━━━ SUPPLIED RECORDS ━━━

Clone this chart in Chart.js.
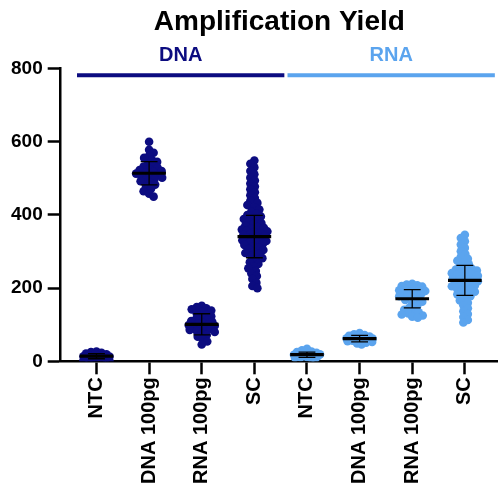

━━━
━━━ SUPPLIED RECORDS ━━━

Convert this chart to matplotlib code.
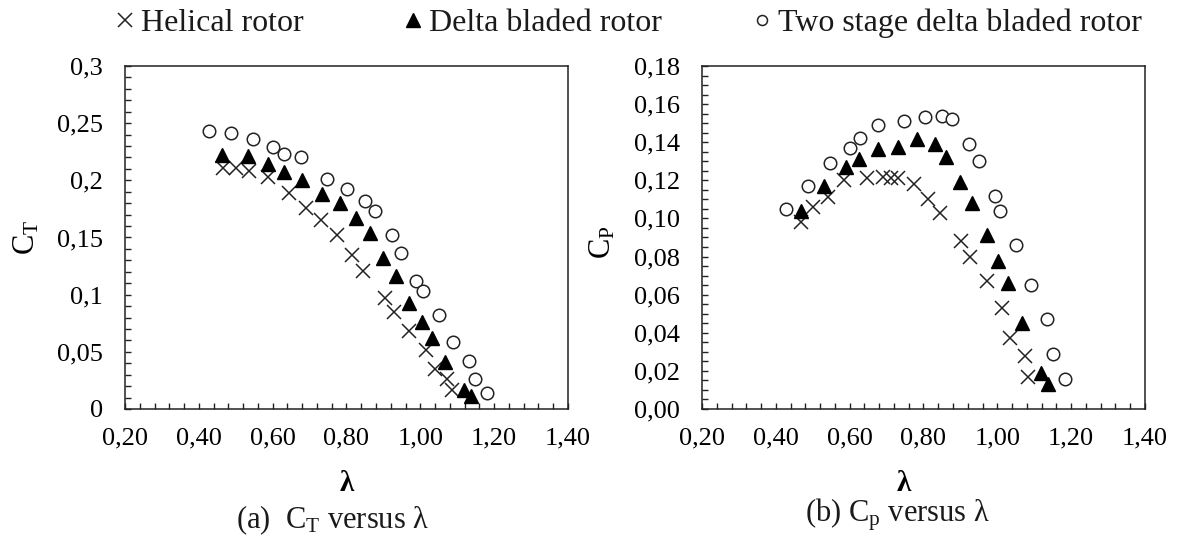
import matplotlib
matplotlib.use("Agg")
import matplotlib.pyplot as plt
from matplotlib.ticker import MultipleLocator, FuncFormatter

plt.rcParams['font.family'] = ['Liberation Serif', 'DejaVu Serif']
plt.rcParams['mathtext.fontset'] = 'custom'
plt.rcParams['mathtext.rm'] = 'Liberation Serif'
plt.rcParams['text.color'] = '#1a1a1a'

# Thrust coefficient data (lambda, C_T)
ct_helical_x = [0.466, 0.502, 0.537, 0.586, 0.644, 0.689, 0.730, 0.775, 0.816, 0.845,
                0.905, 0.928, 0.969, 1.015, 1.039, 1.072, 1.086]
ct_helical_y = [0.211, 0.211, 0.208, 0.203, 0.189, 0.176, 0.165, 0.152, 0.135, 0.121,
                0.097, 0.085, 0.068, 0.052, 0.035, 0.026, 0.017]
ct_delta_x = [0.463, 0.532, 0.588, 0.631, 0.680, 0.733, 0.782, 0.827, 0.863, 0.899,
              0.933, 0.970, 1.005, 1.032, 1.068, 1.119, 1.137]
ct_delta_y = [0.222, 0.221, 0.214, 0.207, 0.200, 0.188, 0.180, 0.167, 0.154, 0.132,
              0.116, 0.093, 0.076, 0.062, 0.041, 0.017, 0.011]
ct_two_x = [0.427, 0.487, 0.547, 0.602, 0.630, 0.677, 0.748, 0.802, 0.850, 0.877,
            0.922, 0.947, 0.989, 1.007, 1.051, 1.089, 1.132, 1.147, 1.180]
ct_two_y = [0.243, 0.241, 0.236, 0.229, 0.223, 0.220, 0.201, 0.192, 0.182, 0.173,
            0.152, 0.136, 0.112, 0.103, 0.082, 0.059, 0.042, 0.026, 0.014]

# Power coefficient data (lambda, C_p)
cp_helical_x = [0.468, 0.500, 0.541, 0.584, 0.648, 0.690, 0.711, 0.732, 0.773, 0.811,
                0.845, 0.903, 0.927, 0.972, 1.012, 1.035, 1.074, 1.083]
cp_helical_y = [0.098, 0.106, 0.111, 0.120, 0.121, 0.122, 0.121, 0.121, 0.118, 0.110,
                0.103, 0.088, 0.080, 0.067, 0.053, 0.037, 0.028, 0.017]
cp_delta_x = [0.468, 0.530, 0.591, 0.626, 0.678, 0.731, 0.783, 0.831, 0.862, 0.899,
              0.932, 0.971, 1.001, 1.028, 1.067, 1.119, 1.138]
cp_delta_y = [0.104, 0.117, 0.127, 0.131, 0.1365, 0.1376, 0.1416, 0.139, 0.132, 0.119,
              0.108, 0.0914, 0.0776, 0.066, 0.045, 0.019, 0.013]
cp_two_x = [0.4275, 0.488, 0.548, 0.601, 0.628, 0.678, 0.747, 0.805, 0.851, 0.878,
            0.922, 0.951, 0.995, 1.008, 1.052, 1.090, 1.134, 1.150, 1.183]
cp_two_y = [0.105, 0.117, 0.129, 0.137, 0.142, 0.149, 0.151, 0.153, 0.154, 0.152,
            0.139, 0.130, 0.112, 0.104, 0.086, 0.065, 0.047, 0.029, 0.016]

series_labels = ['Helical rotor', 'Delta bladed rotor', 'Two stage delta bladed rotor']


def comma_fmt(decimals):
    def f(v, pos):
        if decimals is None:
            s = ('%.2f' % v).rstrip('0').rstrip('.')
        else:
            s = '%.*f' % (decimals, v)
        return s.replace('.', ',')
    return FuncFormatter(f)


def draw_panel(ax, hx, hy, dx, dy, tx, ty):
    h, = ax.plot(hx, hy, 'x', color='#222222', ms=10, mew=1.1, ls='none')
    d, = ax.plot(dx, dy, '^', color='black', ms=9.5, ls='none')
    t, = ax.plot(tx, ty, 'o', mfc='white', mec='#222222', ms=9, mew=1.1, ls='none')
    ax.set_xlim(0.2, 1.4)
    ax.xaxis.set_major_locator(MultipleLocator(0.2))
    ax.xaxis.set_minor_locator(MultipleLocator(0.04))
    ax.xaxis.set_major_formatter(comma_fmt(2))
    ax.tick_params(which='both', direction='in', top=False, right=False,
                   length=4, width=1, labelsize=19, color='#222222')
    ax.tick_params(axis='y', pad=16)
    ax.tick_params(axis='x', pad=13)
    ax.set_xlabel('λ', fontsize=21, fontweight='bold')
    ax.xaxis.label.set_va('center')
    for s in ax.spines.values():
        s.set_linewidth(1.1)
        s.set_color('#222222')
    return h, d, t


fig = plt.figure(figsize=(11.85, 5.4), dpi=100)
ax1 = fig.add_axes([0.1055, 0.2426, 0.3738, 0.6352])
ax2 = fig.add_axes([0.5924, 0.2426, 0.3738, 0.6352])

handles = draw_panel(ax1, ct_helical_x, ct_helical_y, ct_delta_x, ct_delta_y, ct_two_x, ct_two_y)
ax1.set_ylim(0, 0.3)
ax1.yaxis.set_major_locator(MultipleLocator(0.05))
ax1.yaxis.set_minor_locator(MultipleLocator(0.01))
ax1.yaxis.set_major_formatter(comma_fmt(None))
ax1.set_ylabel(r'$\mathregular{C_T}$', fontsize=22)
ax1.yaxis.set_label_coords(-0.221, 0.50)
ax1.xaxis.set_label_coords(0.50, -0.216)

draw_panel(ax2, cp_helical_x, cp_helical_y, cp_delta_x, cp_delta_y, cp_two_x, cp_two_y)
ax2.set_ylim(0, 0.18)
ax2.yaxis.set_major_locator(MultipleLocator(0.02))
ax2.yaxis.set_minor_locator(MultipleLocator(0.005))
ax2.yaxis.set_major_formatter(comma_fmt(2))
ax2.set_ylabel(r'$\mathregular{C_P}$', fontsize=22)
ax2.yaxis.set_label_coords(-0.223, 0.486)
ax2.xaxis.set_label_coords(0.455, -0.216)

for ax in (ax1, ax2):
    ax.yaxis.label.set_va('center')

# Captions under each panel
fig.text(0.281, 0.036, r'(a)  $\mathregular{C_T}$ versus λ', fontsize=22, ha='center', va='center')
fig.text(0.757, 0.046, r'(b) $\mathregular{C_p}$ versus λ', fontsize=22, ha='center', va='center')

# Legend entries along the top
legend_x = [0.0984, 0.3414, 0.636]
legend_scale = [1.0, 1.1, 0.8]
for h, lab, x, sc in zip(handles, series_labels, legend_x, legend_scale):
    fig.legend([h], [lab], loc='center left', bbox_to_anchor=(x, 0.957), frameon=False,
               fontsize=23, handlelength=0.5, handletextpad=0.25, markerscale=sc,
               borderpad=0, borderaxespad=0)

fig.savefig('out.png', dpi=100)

━━━

EXERCISE DESCRIPTION
Everything from the line with "Convert this chart to matplotlib code." down to the line with "0.152, 0.136, 0.112, 0.103, 0.082, 0.059, 0.042, 0.026, 0.014]" in the data above should be copied exactly, with both end lines kept and the pictures left out.

FULL RESPONSE
Convert this chart to matplotlib code.
import matplotlib
matplotlib.use("Agg")
import matplotlib.pyplot as plt
from matplotlib.ticker import MultipleLocator, FuncFormatter

plt.rcParams['font.family'] = ['Liberation Serif', 'DejaVu Serif']
plt.rcParams['mathtext.fontset'] = 'custom'
plt.rcParams['mathtext.rm'] = 'Liberation Serif'
plt.rcParams['text.color'] = '#1a1a1a'

# Thrust coefficient data (lambda, C_T)
ct_helical_x = [0.466, 0.502, 0.537, 0.586, 0.644, 0.689, 0.730, 0.775, 0.816, 0.845,
                0.905, 0.928, 0.969, 1.015, 1.039, 1.072, 1.086]
ct_helical_y = [0.211, 0.211, 0.208, 0.203, 0.189, 0.176, 0.165, 0.152, 0.135, 0.121,
                0.097, 0.085, 0.068, 0.052, 0.035, 0.026, 0.017]
ct_delta_x = [0.463, 0.532, 0.588, 0.631, 0.680, 0.733, 0.782, 0.827, 0.863, 0.899,
              0.933, 0.970, 1.005, 1.032, 1.068, 1.119, 1.137]
ct_delta_y = [0.222, 0.221, 0.214, 0.207, 0.200, 0.188, 0.180, 0.167, 0.154, 0.132,
              0.116, 0.093, 0.076, 0.062, 0.041, 0.017, 0.011]
ct_two_x = [0.427, 0.487, 0.547, 0.602, 0.630, 0.677, 0.748, 0.802, 0.850, 0.877,
            0.922, 0.947, 0.989, 1.007, 1.051, 1.089, 1.132, 1.147, 1.180]
ct_two_y = [0.243, 0.241, 0.236, 0.229, 0.223, 0.220, 0.201, 0.192, 0.182, 0.173,
            0.152, 0.136, 0.112, 0.103, 0.082, 0.059, 0.042, 0.026, 0.014]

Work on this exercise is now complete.